Press release from the issuing company

The six-color Komori Lithrone press helps meet growing customer demand while improving operating efficiencies

Rolling Meadows, ILKomori America Corporation, a premier manufacturer of printing presses, today announced that family-owned Printed Specialties, located just outside Atlanta in Carrollton, GA, has recently installed a 40-inch, six-color Komori Lithrone press (LS640) to expand its packaging and folding carton printing capabilities. The LS640 is equipped with an Air Motion UV curing system to better fulfill the demands of the company’s clients in the hardware/software, floral and personal care products industries. Running at actual speeds of 16,000 sheets per hour, the LS640 replaces two earlier Komori models, reducing the press footprint on the shop floor as well as energy consumption at this ISO-certified facility. 

Other key features of the press include fully automated makeready and plate changing to support Printed Specialty’s operating efficiencies and profitability while producing a high volume of relatively short-run, versioned packaging products. The company reports it has significantly reduced its turnaround times and  can now do reticulating coatings, reactive varnishes, fan paper coatings and other exotic coatings it couldn’t do on a conventional press.

“We produce very high quality software packages that involve smaller runs, in one case as many as 50 different boxes customized for different regions. So the run volumes appear large, but they’re really not, and the Komori press supports those changes very well,” said Greg Smith, president of Printed Specialties. “The automation inherent in the press, particularly the plate-changing features, works very well for us. The press is running 16,000 sheets an hour right now. Komori said it would, and it is. However, probably more important than time is the savings of paper. On the older presses, it could take 500, 700, 800 sheets to pull up color, to maintain color. This press responds very quickly to changes. So when we ask it to put a little more magenta on, it only takes 15 to 20 sheets to see the change.”

Printed Specialties, founded in 1911 in Scranton, Pennsylvania, established itself in Carrollton in 1985 to serve then-customer Columbia Recording Co. As technology and markets have changed over the years, Printed Specialties’ focus also shifted to primarily packaging, and particularly to UV printing in order to produce the eye-catching specialty graphics required by today’s consumer products manufacturers.
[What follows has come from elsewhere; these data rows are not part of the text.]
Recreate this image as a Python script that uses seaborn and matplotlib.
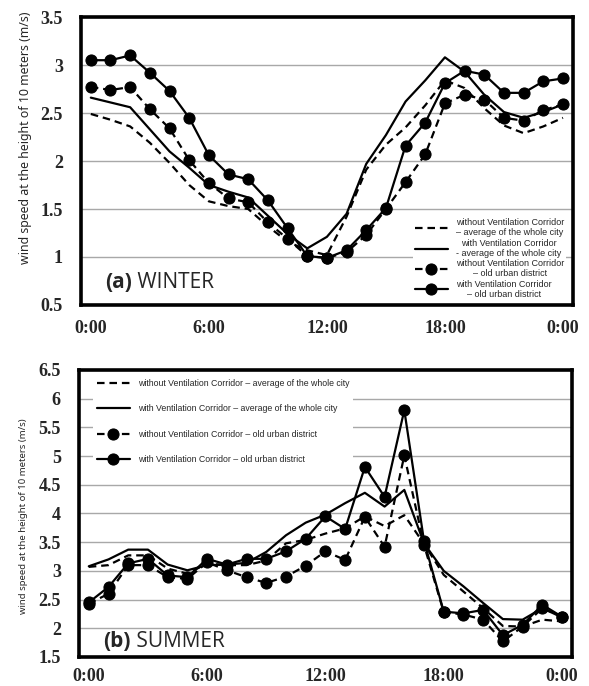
import matplotlib
matplotlib.use("Agg")
import matplotlib.pyplot as plt
import seaborn as sns
import pandas as pd

hours = list(range(25))
xtick_pos = [0, 6, 12, 18, 24]
xtick_labels = ["0:00", "6:00", "12:00", "18:00", "0:00"]

# Winter
w_without_avg = [2.49, 2.43, 2.36, 2.19, 1.98, 1.75, 1.58, 1.53, 1.50, 1.32, 1.16, 1.07, 1.02,
                 1.42, 1.91, 2.17, 2.35, 2.58, 2.84, 2.76, 2.55, 2.37, 2.29, 2.36, 2.45]
w_with_avg = [2.66, 2.61, 2.56, 2.33, 2.10, 1.93, 1.75, 1.68, 1.62, 1.43, 1.24, 1.09, 1.21,
              1.45, 1.97, 2.27, 2.62, 2.84, 3.08, 2.93, 2.69, 2.51, 2.45, 2.51, 2.59]
w_without_old = [2.77, 2.74, 2.77, 2.54, 2.34, 2.01, 1.77, 1.61, 1.57, 1.36, 1.19, 1.01, 0.99,
                 1.05, 1.23, 1.50, 1.78, 2.07, 2.60, 2.69, 2.64, 2.45, 2.42, 2.53, 2.59]
w_with_old = [3.05, 3.05, 3.10, 2.92, 2.73, 2.45, 2.06, 1.86, 1.81, 1.59, 1.30, 1.01, 0.99,
              1.07, 1.28, 1.51, 2.16, 2.40, 2.81, 2.94, 2.90, 2.71, 2.71, 2.83, 2.86]

# Summer
s_without_avg = [3.07, 3.10, 3.27, 3.27, 3.04, 2.95, 3.13, 3.10, 3.10, 3.18, 3.48, 3.54, 3.65,
                 3.74, 3.95, 3.78, 3.97, 3.47, 2.93, 2.64, 2.35, 2.04, 2.03, 2.15, 2.12]
s_with_avg = [3.08, 3.20, 3.37, 3.37, 3.11, 3.01, 3.10, 3.11, 3.14, 3.33, 3.62, 3.84, 3.98,
              4.18, 4.36, 4.12, 4.41, 3.48, 3.00, 2.73, 2.44, 2.16, 2.15, 2.35, 2.19]
s_without_old = [2.43, 2.60, 3.10, 3.10, 2.89, 2.86, 3.15, 3.01, 2.89, 2.79, 2.90, 3.09, 3.34,
                 3.19, 3.94, 3.42, 5.01, 3.45, 2.28, 2.24, 2.15, 1.77, 2.03, 2.35, 2.20]
s_with_old = [2.45, 2.72, 3.13, 3.21, 2.92, 2.89, 3.21, 3.11, 3.21, 3.21, 3.34, 3.56, 3.95,
              3.73, 4.81, 4.29, 5.80, 3.52, 2.29, 2.26, 2.32, 1.88, 2.06, 2.41, 2.20]

winter_labels = ["without Ventilation Corridor\n\u2013 average of the whole city",
                 "with Ventilation Corridor\n- average of the whole city",
                 "without Ventilation Corridor\n\u2013 old urban district",
                 "with Ventilation Corridor\n\u2013 old urban district"]
summer_labels = ["without Ventilation Corridor \u2013 average of the whole city",
                 "with Ventilation Corridor \u2013 average of the whole city",
                 "without Ventilation Corridor \u2013 old urban district",
                 "with Ventilation Corridor \u2013 old urban district"]

sns.set_style("white")
plt.rcParams["font.family"] = ["DejaVu Sans"]

DASH = (0, (3.4, 2.2))
styles = [(DASH, None), ("-", None), (DASH, "o"), ("-", "o")]

fig = plt.figure(figsize=(5.89, 6.86), dpi=100)
ax1 = fig.add_axes([0.1375, 0.5554, 0.835, 0.4198])
ax2 = fig.add_axes([0.134, 0.0423, 0.837, 0.4184])

tick_font = dict(family=["Liberation Serif", "DejaVu Serif"], weight="bold", size=13)
leg_font = ["Liberation Sans Narrow", "Liberation Sans", "DejaVu Sans"]


def draw(ax, series, labels, ylim, yticks, ylabels, xpad):
    for vals, lab, (ls, mk) in zip(series, labels, styles):
        df = pd.DataFrame({"hour": hours, "speed": vals})
        sns.lineplot(data=df, x="hour", y="speed", ax=ax, color="black",
                     linestyle=ls, marker=mk, markersize=8 if mk else 0,
                     markeredgecolor="black", markerfacecolor="black",
                     linewidth=1.6, label=lab)
    ax.set_xlim(-0.5, 24.5)
    ax.set_ylim(*ylim)
    ax.set_xticks(xtick_pos)
    ax.set_xticklabels(xtick_labels, fontdict=tick_font)
    ax.set_yticks(yticks)
    ax.set_yticklabels(ylabels, fontdict=tick_font)
    ax.tick_params(axis="both", length=0)
    ax.tick_params(axis="x", pad=xpad)
    ax.tick_params(axis="y", pad=13)
    ax.yaxis.grid(True, color="#a8a8a8", linewidth=1.0)
    ax.xaxis.grid(False)
    ax.set_axisbelow(True)
    for sp in ax.spines.values():
        sp.set_visible(True)
        sp.set_color("black")
        sp.set_linewidth(2.6)
    ax.set_xlabel("")
    ax.set_ylabel("")


draw(ax1, [w_without_avg, w_with_avg, w_without_old, w_with_old], winter_labels,
     (0.5, 3.5), [0.5, 1, 1.5, 2, 2.5, 3, 3.5],
     ["0.5", "1", "1.5", "2", "2.5", "3", "3.5"], 11)
draw(ax2, [s_without_avg, s_with_avg, s_without_old, s_with_old], summer_labels,
     (1.5, 6.5), [1.5, 2, 2.5, 3, 3.5, 4, 4.5, 5, 5.5, 6, 6.5],
     ["1.5", "2", "2.5", "3", "3.5", "4", "4.5", "5", "5.5", "6", "6.5"], 8)

leg1 = ax1.legend(loc="lower right", bbox_to_anchor=(0.995, 0.0), frameon=True,
                  facecolor="white", edgecolor="none", framealpha=1,
                  prop=dict(family=leg_font, size=6.5), labelspacing=0.15,
                  handlelength=3.6, handletextpad=0.9, borderpad=0.2,
                  fancybox=False)
for t in leg1.get_texts():
    t.set_multialignment("center")
    t.set_linespacing(1.15)
leg2 = ax2.legend(loc="upper left", bbox_to_anchor=(0.02, 0.995), frameon=True,
                  facecolor="white", edgecolor="none", framealpha=1,
                  prop=dict(family=leg_font, size=6.3), labelspacing=1.85,
                  handlelength=3.8, handletextpad=0.9, borderpad=0.4,
                  fancybox=False)

panel_font = ["Open Sans", "Noto Sans", "DejaVu Sans"]
t1 = ax1.text(0.05, 0.06, "(a)", transform=ax1.transAxes, fontsize=15,
              fontweight="bold", family=panel_font, va="baseline")
ax1.annotate(" WINTER", xy=(1, 0), xycoords=t1, va="bottom", fontsize=15,
             family=panel_font)
t2 = ax2.text(0.05, 0.035, "(b)", transform=ax2.transAxes, fontsize=15,
              fontweight="bold", family=panel_font, va="baseline")
ax2.annotate(" SUMMER", xy=(1, 0), xycoords=t2, va="bottom", fontsize=15,
             family=panel_font)

ylab = "wind speed at the height of 10 meters (m/s)"
fig.text(26 / 589, 1 - 138 / 686, ylab, rotation=90, ha="center", va="center",
         fontsize=8.9, family=["Noto Sans", "DejaVu Sans"])
fig.text(24 / 589, 1 - 516 / 686, ylab, rotation=90, ha="center", va="center",
         fontsize=6.9, family=["Noto Sans", "DejaVu Sans"])

fig.savefig("out.png", dpi=100)
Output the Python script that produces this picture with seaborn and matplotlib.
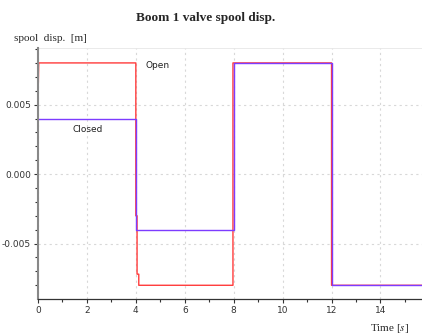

The company purchased its first Komori press, a 28-inch, six-color model, in 1990, and later installed a 40-inch, five-color Lithrone press.

“We are pleased that as Printed Specialties has seen dramatic shifts in market demands, we’ve been able to assist the company in keeping pace with its customers, especially in supporting the need to print high quality specialty UV work,” said Jacki Hudmon, senior vice-president of sales and marketing of Komori America. “Printed Specialties has been a Komori customer for more than 20 years, and we look forward to advancing into the future with them.”